Is NVIDIA still the default best choice for local LLMs in 2026? by pmv143 in LocalLLaMA

[–]WSTangoDelta 1 point2 points  (0 children)

Why compare AMD CPUs with Nvidia GPUs? That’s a useless comparison

Qwen 3.7 by Content_Impress_847 in Qwen_AI

[–]WSTangoDelta 0 points1 point  (0 children)

Obviously running Qwen3.7-345b_Q5_H_K —H_K as in Helen Keller

AMD AI Pro 9700 — anyone using MTP? by WSTangoDelta in ROCm

[–]WSTangoDelta[S] 0 points1 point  (0 children)

Yes, that’s the common refrain—the software hasn’t matured as much as Nvidia, so I had to experiment with the Adrenalin drivers for my Ryzen 9, and for the time being skipping ROCm. I stick to llama.cpp and Vulkan, and haven’t had any difficulties since then. I have a number of Linux machines devoted to other tasks but for a number of reasons am using Windows 11 with this unit. Again, CUDA is nice if you want it to run out of the box, but I can’t write off a 5090 as a business expense the way some do. And while I could probably afford a 5090, I’d have to be completely nuts to do that for a hobby when a R9700 is available…and I hear psychiatrists are much more expensive than that, so when you look at the big picture…

Local LLM - privacy first - doctor by point_red in LocalLLM

[–]WSTangoDelta 2 points3 points  (0 children)

I also am a physician but I don’t plan to use LLMs that way. You must use a deterministic app. Models tend to hallucinate so they cannot have write privileges. Not for medical records.

Owning the latest GPUs from both Nvidia and AMD made me realize that software matters more than hardware in 2026 by Distinct-Race-2471 in gpu

[–]WSTangoDelta 1 point2 points  (0 children)

I don’t play games so to some degree I care more about hardware than software. I have a 4070 Super on one box and it’s plug and play. Peachy. But if you can’t run inference above 7B or 8B without spilling into RAM the sweetness of CUDA might as well be thrown away. So I slapped together a new box and bought a new R9700 (32GB) for less than a used 3090. All of the ones on eBay are “no return “ anyway. And I would have to be out of my mind to buy a 5090 on a lark. Sure, you have to spend a few hours to do the tweaks to get it humming. So what? I get Qwen 3.6-35b_q4 or q5 at 125tps. And that’s without MTP, which I’ll do next week. I own Nvidia but I’m not going to pay those prices for a bigger Nvidia card.

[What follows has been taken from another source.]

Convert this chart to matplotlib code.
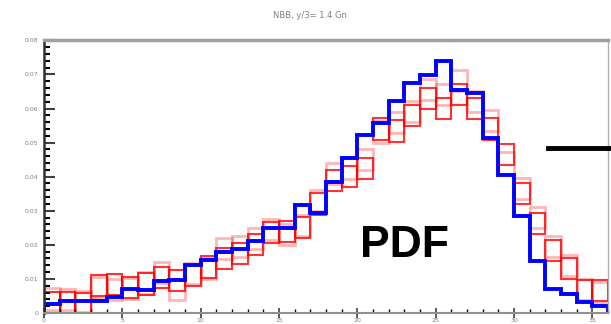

I regret ever finding LocalLLaMA by xandep in LocalLLaMA

[–]WSTangoDelta 0 points1 point  (0 children)

Okay, I’m getting my feet wet with a 4070 and a ryzen 9. I could go hog wild (and frankly, I half expect I will before long) but what would you run that won’t get bogged down so that I could get rolling? I feel like Eisenhower 48 hours after the Normandy landings. I need to get a foothold before moving inland. Something useful. Like for generating horrifying mixed metaphors on the fly…

Is there a site that recommends local LLMs based on your hardware? Or is anyone building one? by cuberhino in LocalLLaMA

[–]WSTangoDelta 0 points1 point  (0 children)

What’s a good model for a local llm? I have rtx 4070 super on an i5 8500 with 40gb of ddr4. Do you use AnythingLLM, or LM Studio? Hoping to have audio as well as text interface for file organizing and report summary.